We doubled our cash position for stock correction ahead

This year has begun somewhat paradoxically for us at MCO Investments. Events at individual companies have kept us very busy, but the general “front-page” news flow has been muted compared to that of the last few years.

Even the Italian parliamentary elections and the Cyprus banking crisis–the two big events out of Europe this year–have so far failed to meaningfully move the markets as a whole.

This suits us perfectly, as we’d much prefer prices to be driven by fundamentals specific to the companies we own instead of the macro-driven “risk-on/risk-off” mentality that we believe has largely determined the path of global financial markets since the financial crisis.

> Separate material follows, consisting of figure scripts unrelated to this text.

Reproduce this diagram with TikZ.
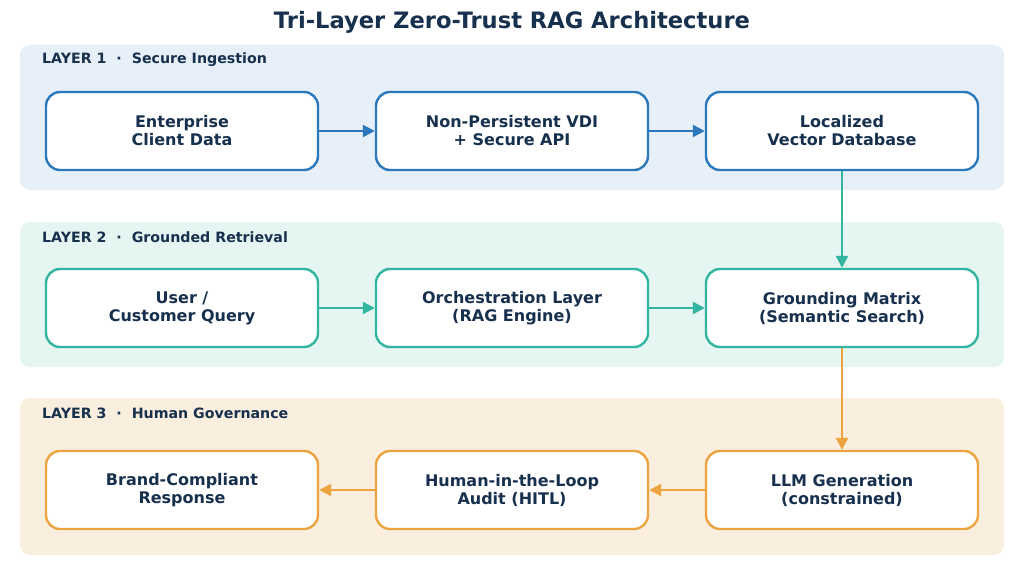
\documentclass[tikz,border=0pt]{standalone}
\usepackage{fontspec}
\setmainfont{DejaVu Sans}
\usetikzlibrary{arrows.meta}
\definecolor{inkNavy}{HTML}{17304D}
\definecolor{blueLine}{HTML}{2B78BA}
\definecolor{blueBack}{HTML}{E7F0F8}
\definecolor{tealLine}{HTML}{32B5A1}
\definecolor{tealBack}{HTML}{E5F5F1}
\definecolor{orangeLine}{HTML}{EBA43F}
\definecolor{orangeBack}{HTML}{FAEFDF}

\begin{document}
\begin{tikzpicture}[x=1pt,y=-1pt,
                        panel/.style={fill=#1,draw=none,rounded corners=10},
                        box/.style={draw=#1,fill=white,line width=2.4,rounded corners=14,
                        minimum width=272,minimum height=78,align=center,text=inkNavy,
                        font=\fontsize{16}{18}\selectfont\bfseries},
                        layertag/.style={anchor=west,text=inkNavy,inner sep=0,
                        font=\fontsize{14.2}{16}\selectfont\bfseries},
                        flow/.style={draw=#1,line width=2.4,-{Triangle[length=12,width=12]}}
                        ]
                        \def\L{20}    % panel left
                        \def\R{1004}  % panel right
                        \def\a{182}   % first column
                        \def\b{512}   % second column
                        \def\c{842}   % third column

                        \useasboundingbox (0,0) rectangle (1024,588);

                        \node[text=inkNavy,font=\fontsize{22.6}{27}\selectfont\bfseries] (title) at (512,22) {Tri-Layer Zero-Trust RAG Architecture};

                        % the three layers
                        \foreach \n/\y/\h/\col/\tag in {1/45/145/blueBack/Secure Ingestion,
                                                        2/222/145/tealBack/Grounded Retrieval,
                                                        3/398/157/orangeBack/Human Governance} {
                            \fill[panel=\col] (\L,\y) rectangle ++ (\R-\L,\h);
                            \node[layertag] (tag\n) at (42,\y+15) {LAYER \n~~·~~\tag};
                        }

                        \node[box=blueLine] (data) at (\a,131) {Enterprise\\Client Data};
                        \node[box=blueLine] (vdi) at (\b,131) {Non-Persistent VDI\\+ Secure API};
                        \node[box=blueLine] (vector) at (\c,131) {Localized\\Vector Database};

                        \node[box=tealLine] (query) at (\a,308) {User /\\Customer Query};
                        \node[box=tealLine] (orch) at (\b,308) {Orchestration Layer\\(RAG Engine)};
                        \node[box=tealLine] (matrix) at (\c,308) {Grounding Matrix\\(Semantic Search)};

                        \node[box=orangeLine] (brand) at (\a,490) {Brand-Compliant\\Response};
                        \node[box=orangeLine] (hitl) at (\b,490) {Human-in-the-Loop\\Audit (HITL)};
                        \node[box=orangeLine] (llm) at (\c,490) {LLM Generation\\(constrained)};

                        \draw[flow=blueLine] (data) -- (vdi);
                        \draw[flow=blueLine] (vdi) -- (vector);
                        \draw[flow=tealLine] (vector) -- (matrix);
                        \draw[flow=tealLine] (query) -- (orch);
                        \draw[flow=tealLine] (orch) -- (matrix);
                        \draw[flow=orangeLine] (matrix) -- (llm);
                        \draw[flow=orangeLine] (llm) -- (hitl);
                        \draw[flow=orangeLine] (hitl) -- (brand);
                    \end{tikzpicture}
\end{document}
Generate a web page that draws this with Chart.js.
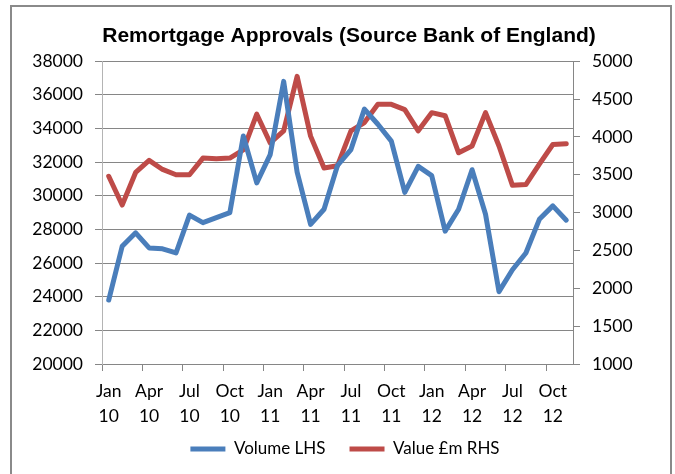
<!DOCTYPE html>
<html>
<head>
<meta charset="utf-8">
<script src="https://cdn.jsdelivr.net/npm/chart.js@4"></script>
<style>
  html, body { margin: 0; padding: 0; background: #fff; }
  canvas { display: block; }
</style>
</head>
<body>
<canvas id="chart" width="675" height="474"></canvas>
<script>
// monthly remortgage approvals, Jan 2010 .. Nov 2012
const monthNames = ['Jan', 'Feb', 'Mar', 'Apr', 'May', 'Jun', 'Jul', 'Aug', 'Sep', 'Oct', 'Nov', 'Dec'];
const years = ['10', '11', '12'];
const monthCount = 35;

const volume = [23800, 27000, 27800, 26900, 26850, 26600, 28850, 28400, 28700, 29000, 33550, 30770,
  32450, 36800, 31400, 28300, 29200, 31800, 32750, 35150, 34250, 33250, 30200, 31750,
  31200, 27900, 29200, 31550, 28900, 24300, 25600, 26600, 28600, 29400, 28550];
const valueGbp = [3480, 3100, 3530, 3690, 3570, 3500, 3500, 3720, 3710, 3720, 3830, 4300,
  3920, 4080, 4800, 4010, 3590, 3620, 4080, 4190, 4430, 4430, 4360, 4080,
  4320, 4280, 3790, 3880, 4320, 3880, 3360, 3370, 3640, 3900, 3910];

const labels = [];
for (let i = 0; i < monthCount; i++) {
  labels.push([monthNames[i % 12], years[Math.floor(i / 12)]]);
}

const axisGrey = '#868686';
const tickFont = { size: 17.5 };
const plainNumber = (v) => String(v);

// grey frame round the whole chart (open at the bottom)
const framePlugin = {
  id: 'frame',
  afterDraw(chart) {
    const ctx = chart.ctx;
    ctx.save();
    ctx.strokeStyle = '#8a8a8a';
    ctx.lineWidth = 2;
    ctx.beginPath();
    ctx.moveTo(11, 480);
    ctx.lineTo(11, 6);
    ctx.lineTo(671, 6);
    ctx.lineTo(671, 480);
    ctx.stroke();
    ctx.restore();
  }
};

// pull the legend up a little, closer to the two-line month labels
const legendNudge = {
  id: 'legendNudge',
  afterLayout(chart) {
    const lg = chart.legend;
    if (!lg) return;
    lg.top -= 8.5;
    lg.bottom -= 8.5;
    lg.left -= 4;
    lg.right -= 4;
  }
};

Chart.defaults.font.family = 'Lato, "Open Sans", sans-serif';
Chart.defaults.color = '#000';

new Chart(document.getElementById('chart'), {
  type: 'line',
  data: {
    labels: labels,
    datasets: [
      {
        label: 'Volume LHS',
        data: volume,
        yAxisID: 'y',
        borderColor: '#4a7ebb',
        backgroundColor: '#4a7ebb',
        borderWidth: 5,
        borderCapStyle: 'round',
        borderJoinStyle: 'round',
        pointRadius: 0,
        tension: 0,
        order: 1
      },
      {
        label: 'Value £m RHS',
        data: valueGbp,
        yAxisID: 'y1',
        borderColor: '#be4b48',
        backgroundColor: '#be4b48',
        borderWidth: 5,
        borderCapStyle: 'round',
        borderJoinStyle: 'round',
        pointRadius: 0,
        tension: 0,
        order: 2
      }
    ]
  },
  options: {
    responsive: false,
    devicePixelRatio: 1,
    animation: false,
    layout: { padding: { left: 23, right: 0, top: 24, bottom: -2 } },
    scales: {
      x: {
        type: 'category',
        offset: true,
        afterFit: (scale) => { scale.height = 61; },
        grid: {
          offset: true,
          drawOnChartArea: false,
          tickLength: 7,
          color: (ctx) => (ctx.index % 3 === 0 ? axisGrey : 'rgba(0,0,0,0)')
        },
        border: { color: axisGrey, width: 1 },
        ticks: {
          autoSkip: false,
          maxRotation: 0,
          padding: 8,
          font: { size: 17.5, lineHeight: 1.42 },
          callback: function (value, index) {
            return index % 3 === 0 ? this.getLabelForValue(value) : '';
          }
        }
      },
      y: {
        position: 'left',
        min: 20000,
        max: 38000,
        afterFit: (scale) => { scale.width = 79; },
        grid: { color: axisGrey, tickLength: 7 },
        border: { color: '#b4b4b4', width: 1 },
        ticks: { stepSize: 2000, padding: 12, font: tickFont, callback: plainNumber }
      },
      y1: {
        position: 'right',
        min: 1000,
        max: 5000,
        afterFit: (scale) => { scale.width = 102; },
        grid: { drawOnChartArea: false, color: axisGrey, tickLength: 7 },
        border: { color: axisGrey, width: 1 },
        ticks: { stepSize: 500, padding: 12, font: tickFont, callback: plainNumber }
      }
    },
    plugins: {
      title: {
        display: true,
        text: 'Remortgage Approvals (Source Bank of England)',
        font: { family: '"Liberation Sans", Arial, sans-serif', size: 21, weight: 'bold' },
        color: '#000',
        padding: { top: 0, bottom: 12 }
      },
      legend: {
        position: 'bottom',
        labels: {
          usePointStyle: true,
          pointStyle: 'line',
          pointStyleWidth: 35,
          padding: 24,
          font: { size: 17 },
          color: '#000'
        }
      },
      tooltip: { enabled: false }
    }
  },
  plugins: [framePlugin, legendNudge]
});
</script>
</body>
</html>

In March, we doubled our cash position to 10% of the portfolio. Our decision was based in part on the valuation of the overall US stock market (it’s not cheap, although it’s not at bubble valuations either) and in part on a reconsideration of how we believe our core positions will perform in a market downturn.

We seek to have enough dry powder available in the form of cash in the event of a steep market decline when all stocks sell off indiscriminately regardless of their fundamentals. Given the high expected return hurdle that each company must meet before we invest, we believe our cash position should not be a meaningful drag on our performance.

On the contrary, we believe our ability to pick up assets on the cheap will be an important source of performance if a significant market decline occurs, regardless of exactly when that might be.

In the meantime, we are focused on supplementing our two core positions–Fairfax Financial (FFH)  and Berkshire Hathaway (BRK.B), which we believe will perform well in any kind of economic environment, with companies we believe are experiencing some sort of value-unlocking catalyst.

Whether the catalyst is increased dividends, large share buybacks, asset sales, emergence from bankruptcy, corporate restructurings, or debt reduction, what this disparate bunch shares in common is that the positive event is not expected by Mr. Market. We believe our returns from these investments should be very satisfactory once the catalysts become apparent even to Mr. Market.

The investments discussed are held in client accounts as of March 28, 2013. These investments may or may not be currently held in client accounts. The reader should not assume that any investments identified were or will be profitable or that any investment recommendations or investment decisions we make in the future will be profitable.